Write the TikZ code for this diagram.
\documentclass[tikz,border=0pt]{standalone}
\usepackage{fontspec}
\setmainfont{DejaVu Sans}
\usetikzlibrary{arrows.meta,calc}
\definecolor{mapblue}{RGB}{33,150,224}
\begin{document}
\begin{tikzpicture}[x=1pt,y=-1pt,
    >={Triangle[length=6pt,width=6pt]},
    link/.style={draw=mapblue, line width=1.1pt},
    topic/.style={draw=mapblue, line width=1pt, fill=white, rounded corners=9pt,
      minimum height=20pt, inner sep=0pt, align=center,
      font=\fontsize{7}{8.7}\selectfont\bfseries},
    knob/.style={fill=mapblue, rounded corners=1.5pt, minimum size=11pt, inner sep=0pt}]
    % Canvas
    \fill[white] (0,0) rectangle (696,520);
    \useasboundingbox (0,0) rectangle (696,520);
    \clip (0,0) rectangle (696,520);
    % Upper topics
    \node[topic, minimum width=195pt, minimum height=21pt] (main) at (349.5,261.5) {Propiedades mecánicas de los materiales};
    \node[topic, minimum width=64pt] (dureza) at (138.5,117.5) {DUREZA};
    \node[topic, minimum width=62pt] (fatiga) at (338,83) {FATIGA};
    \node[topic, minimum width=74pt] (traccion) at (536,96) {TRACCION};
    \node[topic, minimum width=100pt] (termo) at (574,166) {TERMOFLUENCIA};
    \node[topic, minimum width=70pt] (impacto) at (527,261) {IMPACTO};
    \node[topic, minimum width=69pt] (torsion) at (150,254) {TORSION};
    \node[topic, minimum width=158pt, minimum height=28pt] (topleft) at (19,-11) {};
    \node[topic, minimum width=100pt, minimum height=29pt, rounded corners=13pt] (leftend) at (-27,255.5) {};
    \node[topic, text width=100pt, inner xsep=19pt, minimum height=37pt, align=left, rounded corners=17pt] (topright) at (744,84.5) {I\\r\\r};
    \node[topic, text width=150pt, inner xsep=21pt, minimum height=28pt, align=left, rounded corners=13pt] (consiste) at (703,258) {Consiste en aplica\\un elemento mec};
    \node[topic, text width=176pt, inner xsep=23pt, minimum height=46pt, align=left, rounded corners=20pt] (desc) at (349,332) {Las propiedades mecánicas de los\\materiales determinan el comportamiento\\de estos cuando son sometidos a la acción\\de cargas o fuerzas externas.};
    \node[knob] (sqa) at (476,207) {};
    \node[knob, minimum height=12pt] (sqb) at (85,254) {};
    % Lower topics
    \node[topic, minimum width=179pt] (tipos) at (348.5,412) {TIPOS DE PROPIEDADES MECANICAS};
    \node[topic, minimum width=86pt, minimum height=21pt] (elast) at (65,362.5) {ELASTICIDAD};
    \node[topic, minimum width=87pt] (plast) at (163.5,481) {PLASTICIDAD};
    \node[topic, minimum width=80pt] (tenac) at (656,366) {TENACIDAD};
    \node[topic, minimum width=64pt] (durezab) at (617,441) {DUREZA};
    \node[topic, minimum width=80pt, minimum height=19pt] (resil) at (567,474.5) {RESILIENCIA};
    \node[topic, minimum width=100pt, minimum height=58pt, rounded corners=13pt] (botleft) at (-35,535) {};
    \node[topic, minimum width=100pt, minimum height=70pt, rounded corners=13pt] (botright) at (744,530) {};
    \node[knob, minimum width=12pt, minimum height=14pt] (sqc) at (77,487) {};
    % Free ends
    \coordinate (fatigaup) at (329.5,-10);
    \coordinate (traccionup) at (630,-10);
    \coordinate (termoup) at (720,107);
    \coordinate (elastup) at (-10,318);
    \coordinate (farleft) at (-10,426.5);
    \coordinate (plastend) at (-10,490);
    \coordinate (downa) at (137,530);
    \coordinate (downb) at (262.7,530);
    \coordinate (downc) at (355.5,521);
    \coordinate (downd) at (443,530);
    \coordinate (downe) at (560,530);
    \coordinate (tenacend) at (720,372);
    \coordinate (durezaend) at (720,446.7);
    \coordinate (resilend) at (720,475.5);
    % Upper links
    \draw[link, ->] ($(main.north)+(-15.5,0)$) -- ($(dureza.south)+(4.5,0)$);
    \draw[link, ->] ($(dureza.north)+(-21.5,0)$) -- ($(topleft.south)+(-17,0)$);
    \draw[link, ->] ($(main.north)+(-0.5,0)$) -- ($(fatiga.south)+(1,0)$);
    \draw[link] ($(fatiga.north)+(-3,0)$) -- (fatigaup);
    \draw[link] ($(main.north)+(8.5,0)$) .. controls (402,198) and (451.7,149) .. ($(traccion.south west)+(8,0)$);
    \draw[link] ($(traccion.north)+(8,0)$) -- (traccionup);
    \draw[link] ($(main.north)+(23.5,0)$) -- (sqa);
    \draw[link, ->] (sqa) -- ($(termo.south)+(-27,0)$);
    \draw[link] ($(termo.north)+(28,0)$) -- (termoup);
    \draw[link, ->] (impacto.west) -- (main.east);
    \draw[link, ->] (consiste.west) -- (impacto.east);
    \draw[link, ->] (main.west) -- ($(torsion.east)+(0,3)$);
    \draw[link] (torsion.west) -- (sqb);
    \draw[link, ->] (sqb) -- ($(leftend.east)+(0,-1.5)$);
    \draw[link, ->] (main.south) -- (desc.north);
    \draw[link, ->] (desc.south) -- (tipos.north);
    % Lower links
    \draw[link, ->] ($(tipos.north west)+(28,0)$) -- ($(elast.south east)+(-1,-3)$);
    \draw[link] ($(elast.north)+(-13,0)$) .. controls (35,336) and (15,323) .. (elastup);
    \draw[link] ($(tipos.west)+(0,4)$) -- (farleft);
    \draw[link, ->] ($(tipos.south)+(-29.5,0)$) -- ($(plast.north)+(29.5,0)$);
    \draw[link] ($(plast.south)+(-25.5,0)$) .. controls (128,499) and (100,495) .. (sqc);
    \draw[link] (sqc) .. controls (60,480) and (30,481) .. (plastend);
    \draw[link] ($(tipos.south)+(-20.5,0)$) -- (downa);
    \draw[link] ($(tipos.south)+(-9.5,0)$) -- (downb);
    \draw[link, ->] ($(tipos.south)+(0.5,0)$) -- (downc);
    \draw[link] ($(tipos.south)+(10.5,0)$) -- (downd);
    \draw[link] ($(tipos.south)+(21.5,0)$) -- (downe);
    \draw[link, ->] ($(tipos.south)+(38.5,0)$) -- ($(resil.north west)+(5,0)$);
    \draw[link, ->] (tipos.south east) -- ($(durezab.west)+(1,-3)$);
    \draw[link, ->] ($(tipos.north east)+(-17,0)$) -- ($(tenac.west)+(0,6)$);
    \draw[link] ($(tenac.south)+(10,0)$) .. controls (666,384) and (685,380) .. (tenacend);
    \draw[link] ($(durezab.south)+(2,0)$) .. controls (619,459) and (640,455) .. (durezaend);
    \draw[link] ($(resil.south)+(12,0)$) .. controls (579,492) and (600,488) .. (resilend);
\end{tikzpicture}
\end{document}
☆ ☆ ☆ ☆ ☆
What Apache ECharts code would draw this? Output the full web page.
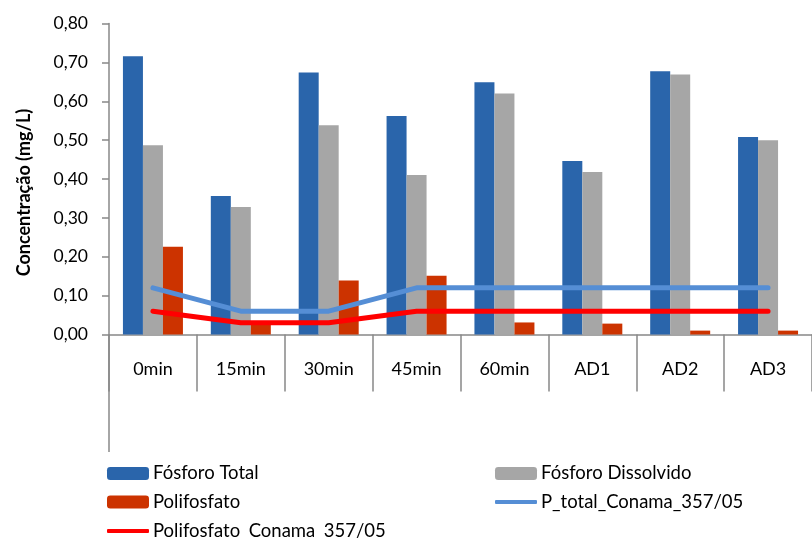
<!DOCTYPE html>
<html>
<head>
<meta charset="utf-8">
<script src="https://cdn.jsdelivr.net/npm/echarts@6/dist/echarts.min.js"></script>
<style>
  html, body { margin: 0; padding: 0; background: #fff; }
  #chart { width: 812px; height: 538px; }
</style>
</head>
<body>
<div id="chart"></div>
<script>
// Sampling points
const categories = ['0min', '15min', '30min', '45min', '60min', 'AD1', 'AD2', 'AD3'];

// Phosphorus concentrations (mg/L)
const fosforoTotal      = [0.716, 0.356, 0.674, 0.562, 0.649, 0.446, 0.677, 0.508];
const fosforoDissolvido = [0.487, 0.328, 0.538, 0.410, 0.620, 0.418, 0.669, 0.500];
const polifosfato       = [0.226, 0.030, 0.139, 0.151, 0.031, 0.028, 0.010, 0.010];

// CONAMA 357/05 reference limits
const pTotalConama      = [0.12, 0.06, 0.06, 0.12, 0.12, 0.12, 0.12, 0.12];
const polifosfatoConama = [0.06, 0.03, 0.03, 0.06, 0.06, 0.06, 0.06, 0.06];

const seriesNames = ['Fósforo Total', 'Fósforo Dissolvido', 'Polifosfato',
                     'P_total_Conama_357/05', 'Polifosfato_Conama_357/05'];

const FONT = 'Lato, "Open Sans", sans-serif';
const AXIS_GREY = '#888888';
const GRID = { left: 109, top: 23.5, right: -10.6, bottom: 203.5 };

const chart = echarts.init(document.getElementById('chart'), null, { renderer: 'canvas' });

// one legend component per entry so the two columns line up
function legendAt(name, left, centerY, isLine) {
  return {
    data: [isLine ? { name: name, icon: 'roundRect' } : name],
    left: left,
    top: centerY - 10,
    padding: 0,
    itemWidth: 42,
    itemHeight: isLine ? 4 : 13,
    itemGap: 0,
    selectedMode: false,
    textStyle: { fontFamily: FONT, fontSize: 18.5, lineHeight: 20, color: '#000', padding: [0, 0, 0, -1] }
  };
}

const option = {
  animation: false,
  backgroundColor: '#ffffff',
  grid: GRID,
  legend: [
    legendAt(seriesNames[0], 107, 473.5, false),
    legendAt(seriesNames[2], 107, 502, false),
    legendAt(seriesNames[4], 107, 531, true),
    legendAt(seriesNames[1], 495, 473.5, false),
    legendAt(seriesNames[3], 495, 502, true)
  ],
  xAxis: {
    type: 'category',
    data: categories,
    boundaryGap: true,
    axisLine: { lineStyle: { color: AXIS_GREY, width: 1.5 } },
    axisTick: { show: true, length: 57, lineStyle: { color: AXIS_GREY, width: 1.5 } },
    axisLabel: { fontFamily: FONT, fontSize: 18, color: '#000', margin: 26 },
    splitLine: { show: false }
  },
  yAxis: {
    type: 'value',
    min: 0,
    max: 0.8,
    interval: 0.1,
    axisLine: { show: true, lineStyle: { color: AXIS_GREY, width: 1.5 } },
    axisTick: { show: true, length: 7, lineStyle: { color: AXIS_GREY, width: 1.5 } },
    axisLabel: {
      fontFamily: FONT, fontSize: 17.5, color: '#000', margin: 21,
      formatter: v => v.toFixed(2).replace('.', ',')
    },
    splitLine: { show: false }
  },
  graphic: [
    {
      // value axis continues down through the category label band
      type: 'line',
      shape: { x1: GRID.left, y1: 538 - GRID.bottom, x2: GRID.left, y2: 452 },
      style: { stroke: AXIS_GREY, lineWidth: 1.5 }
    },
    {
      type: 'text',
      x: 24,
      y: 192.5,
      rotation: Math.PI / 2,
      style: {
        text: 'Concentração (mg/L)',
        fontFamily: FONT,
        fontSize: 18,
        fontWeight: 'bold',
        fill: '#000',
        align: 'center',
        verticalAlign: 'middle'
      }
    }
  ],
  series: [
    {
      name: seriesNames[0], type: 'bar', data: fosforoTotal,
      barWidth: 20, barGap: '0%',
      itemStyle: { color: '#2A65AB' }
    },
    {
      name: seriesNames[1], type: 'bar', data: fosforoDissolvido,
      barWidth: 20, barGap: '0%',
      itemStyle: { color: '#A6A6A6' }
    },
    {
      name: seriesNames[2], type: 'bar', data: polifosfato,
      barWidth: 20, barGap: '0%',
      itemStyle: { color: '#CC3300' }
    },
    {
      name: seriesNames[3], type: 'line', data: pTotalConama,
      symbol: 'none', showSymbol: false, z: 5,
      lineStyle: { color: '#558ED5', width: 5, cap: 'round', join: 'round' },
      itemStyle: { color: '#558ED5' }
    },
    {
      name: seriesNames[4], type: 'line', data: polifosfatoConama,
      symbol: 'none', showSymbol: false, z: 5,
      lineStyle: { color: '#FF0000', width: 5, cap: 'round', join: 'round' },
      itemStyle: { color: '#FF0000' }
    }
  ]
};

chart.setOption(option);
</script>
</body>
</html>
☆ ☆ ☆ ☆ ☆
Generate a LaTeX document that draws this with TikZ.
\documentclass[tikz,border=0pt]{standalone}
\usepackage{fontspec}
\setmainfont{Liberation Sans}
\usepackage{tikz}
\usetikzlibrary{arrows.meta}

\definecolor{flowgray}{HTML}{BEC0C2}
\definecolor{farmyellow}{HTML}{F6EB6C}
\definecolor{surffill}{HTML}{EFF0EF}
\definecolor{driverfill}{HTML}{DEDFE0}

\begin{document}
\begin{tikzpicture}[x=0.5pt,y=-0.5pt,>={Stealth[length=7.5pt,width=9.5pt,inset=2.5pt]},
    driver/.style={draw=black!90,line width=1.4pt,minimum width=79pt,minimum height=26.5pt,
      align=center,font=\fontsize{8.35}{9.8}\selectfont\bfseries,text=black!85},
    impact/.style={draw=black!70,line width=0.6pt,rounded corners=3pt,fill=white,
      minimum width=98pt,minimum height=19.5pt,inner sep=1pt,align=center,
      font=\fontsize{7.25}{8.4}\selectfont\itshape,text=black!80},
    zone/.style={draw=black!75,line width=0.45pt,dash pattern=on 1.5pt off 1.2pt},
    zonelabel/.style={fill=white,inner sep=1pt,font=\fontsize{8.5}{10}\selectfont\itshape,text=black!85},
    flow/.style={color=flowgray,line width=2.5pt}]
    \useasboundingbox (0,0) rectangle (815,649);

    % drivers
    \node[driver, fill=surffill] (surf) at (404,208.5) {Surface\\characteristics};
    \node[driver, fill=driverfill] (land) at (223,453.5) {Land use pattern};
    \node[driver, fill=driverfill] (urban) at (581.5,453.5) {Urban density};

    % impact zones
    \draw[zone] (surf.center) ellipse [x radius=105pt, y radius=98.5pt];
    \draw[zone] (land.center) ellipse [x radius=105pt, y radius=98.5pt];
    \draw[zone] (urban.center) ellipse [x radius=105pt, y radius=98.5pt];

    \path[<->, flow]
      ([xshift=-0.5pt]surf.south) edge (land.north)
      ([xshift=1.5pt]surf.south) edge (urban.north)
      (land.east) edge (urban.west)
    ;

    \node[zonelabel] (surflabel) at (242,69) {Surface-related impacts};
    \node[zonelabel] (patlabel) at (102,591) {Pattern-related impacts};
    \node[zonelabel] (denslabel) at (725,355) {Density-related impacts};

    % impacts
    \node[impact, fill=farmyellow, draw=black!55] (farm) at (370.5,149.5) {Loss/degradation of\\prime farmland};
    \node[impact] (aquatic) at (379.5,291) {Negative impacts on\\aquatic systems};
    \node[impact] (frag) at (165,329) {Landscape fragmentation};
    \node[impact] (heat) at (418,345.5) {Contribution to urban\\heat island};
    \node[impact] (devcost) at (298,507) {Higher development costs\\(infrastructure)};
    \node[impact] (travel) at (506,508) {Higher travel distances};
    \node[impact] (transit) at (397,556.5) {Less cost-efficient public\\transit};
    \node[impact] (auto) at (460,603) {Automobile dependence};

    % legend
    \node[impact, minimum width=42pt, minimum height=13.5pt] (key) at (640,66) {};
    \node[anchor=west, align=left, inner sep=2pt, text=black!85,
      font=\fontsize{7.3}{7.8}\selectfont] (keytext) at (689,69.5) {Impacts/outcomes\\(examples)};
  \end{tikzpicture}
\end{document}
☆ ☆ ☆ ☆ ☆
### STATED PROBLEM
Go through the entries above and count the lines containing the word "this"; give only that count.

### WRITTEN REPLY
3